Andronikos Komnenos Euphorbenos (Ἀνδρόνικος Κομνηνός Εὐφορβηνός; 1105/8 – after 1163) was a Byzantine aristocrat and military commander, who served as governor of Cilicia in 1162–1163.

Andronikos Euphorbenos was the second son of Nikephoros Euphorbenos Katakalon and the purple-born princess Maria Komnene, a daughter of Emperor Alexios I Komnenos. He was likely born around 1105/1108, but his life is mostly obscure; it is unknown whether he married or had offspring. In February 1147, along with his older brother Alexios, he attended a church synod at the Palace of Blachernae, which deposed Patriarch Kosmas II Attikos.

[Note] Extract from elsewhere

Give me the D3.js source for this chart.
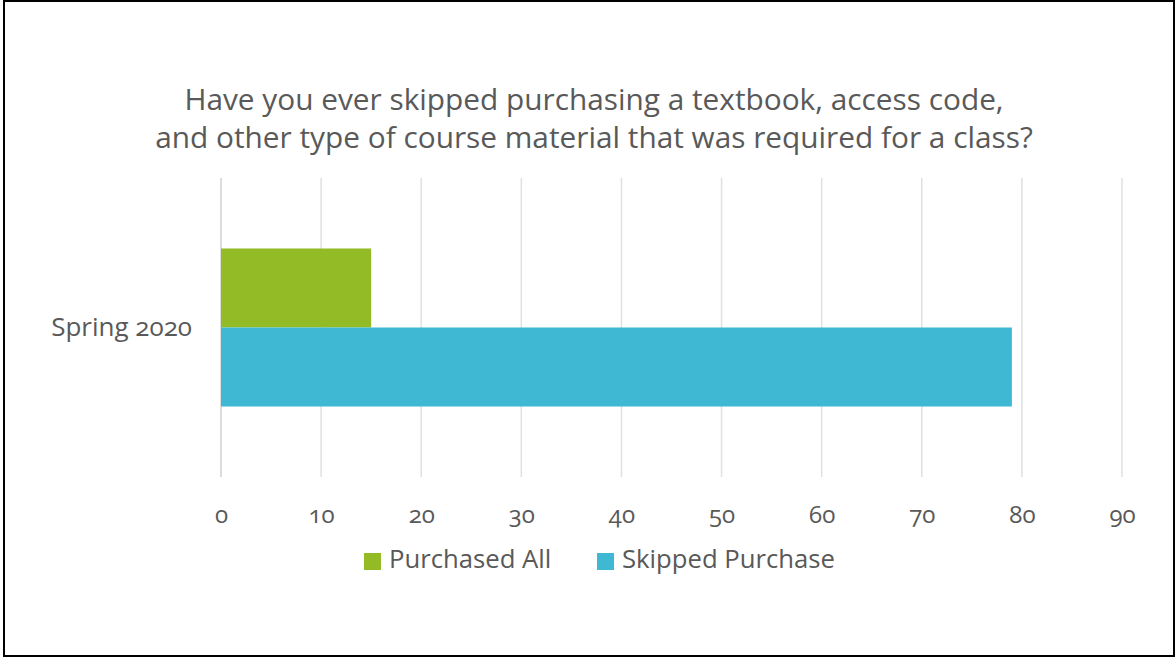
<!DOCTYPE html>
<html>
<head>
<meta charset="utf-8">
<script src="https://cdn.jsdelivr.net/npm/d3@7"></script>
<style>
  body { margin: 0; background: #fff; }
  svg text { font-family: "Open Sans", "Noto Sans", sans-serif; fill: #595959; font-variant-numeric: oldstyle-nums; }
</style>
</head>
<body>
<div class="chart"></div>
<script>
const categories = ["Spring 2020"];
const seriesNames = ["Purchased All", "Skipped Purchase"];
const purchasedAll = [15];
const skippedPurchase = [79];
const xTicks = [0, 10, 20, 30, 40, 50, 60, 70, 80, 90];
const titleLines = [
  "Have you ever skipped purchasing a textbook, access code,",
  "and other type of course material that was required for a class?"
];

const width = 1176, height = 658;
const colors = d3.scaleOrdinal().domain(seriesNames).range(["#92bb25", "#3fb8d3"]);

const svg = d3.select(".chart").append("svg")
  .attr("width", width)
  .attr("height", height);

// outer frame
svg.append("rect")
  .attr("x", 4).attr("y", 1)
  .attr("width", 1170).attr("height", 655)
  .attr("fill", "none")
  .attr("stroke", "#000")
  .attr("stroke-width", 2);

const x = d3.scaleLinear().domain([0, 90]).range([221, 1122]);
const y = d3.scaleBand().domain(categories).range([178, 477]).paddingInner(0).paddingOuter(0.446);
const ySeries = d3.scaleBand().domain(seriesNames).range([0, y.bandwidth()]);

// title
svg.append("g").selectAll("text")
  .data(titleLines)
  .enter().append("text")
  .attr("x", 594)
  .attr("y", (d, i) => 110 + i * 38)
  .attr("text-anchor", "middle")
  .style("font-size", "29.8px")
  .text(d => d);

// gridlines
svg.append("g").selectAll("line")
  .data(xTicks)
  .enter().append("line")
  .attr("x1", d => x(d)).attr("x2", d => x(d))
  .attr("y1", 178).attr("y2", 477)
  .attr("stroke", d => d === 0 ? "#d0d0d0" : "#e0e0e0")
  .attr("stroke-width", 1.5);

// x axis labels
const xAxis = svg.append("g")
  .attr("transform", "translate(0,477)")
  .call(d3.axisBottom(x).tickValues(xTicks).tickSize(0));
xAxis.select(".domain").remove();
xAxis.selectAll("text")
  .attr("y", 46).attr("dy", null)
  .attr("fill", null)
  .style("font-size", "24px");

// category labels
svg.append("g").selectAll("text")
  .data(categories)
  .enter().append("text")
  .attr("x", 192)
  .attr("y", d => y(d) + y.bandwidth() / 2 + 8)
  .attr("text-anchor", "end")
  .style("font-size", "26px")
  .text(d => d);

// bars
const rows = categories.map((c, i) => ({
  category: c,
  values: [
    { key: seriesNames[0], value: purchasedAll[i] },
    { key: seriesNames[1], value: skippedPurchase[i] }
  ]
}));

svg.append("g").selectAll("g")
  .data(rows)
  .enter().append("g")
  .attr("transform", d => "translate(0," + y(d.category) + ")")
  .selectAll("rect")
  .data(d => d.values)
  .enter().append("rect")
  .attr("x", x(0))
  .attr("y", d => ySeries(d.key))
  .attr("width", d => x(d.value) - x(0))
  .attr("height", ySeries.bandwidth())
  .attr("fill", d => colors(d.key));

// legend
const legendX = [364, 597];
const legend = svg.append("g").selectAll("g")
  .data(seriesNames)
  .enter().append("g")
  .attr("transform", (d, i) => "translate(" + legendX[i] + ",553)");
legend.append("rect")
  .attr("width", 17).attr("height", 17)
  .attr("fill", d => colors(d));
legend.append("text")
  .attr("x", 25).attr("y", 15)
  .style("font-size", "25.7px")
  .text(d => d);
</script>
</body>
</html>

Euphorbenos followed a military career, but the only office he is known to have held was that of doux (regional military governor) of Cilicia, which he held in 1162–1163. In Cilicia he was confronted by the local Armenian lord, Thoros II, who aimed to reassert the region's independence from the Byzantine rule. Following the Cilician campaign of Emperor Manuel I Komnenos in 1158, Thoros had recognized the emperor's suzerainty. While the Byzantines established their control over the Cilician plain, Thoros remained free, and in control of his own military forces and the mountainous interior, as the emperor's nominal vassal. In 1162, Thoros' half-brother, Stephen, was found murdered outside the walls of Tarsus, after being invited by Euphorbenos to a banquet in the city the previous day. Even though Stephen was a rival, this provided Thoros with a suitable pretext for attacking the Byzantine holdings in the area, although Euphorbenos strenuously denied any involvement in the deed. Euphorbenos was unable to stop the Armenian prince, who captured the fortresses of Mamistra, Anazarbus and Vahka and massacred their garrisons. In the interest of unity against the Muslims, King Amalric of Jerusalem mediated between Thoros and the Byzantines, leading to Euphorbenos being recalled and replaced with Constantine Kalamanos.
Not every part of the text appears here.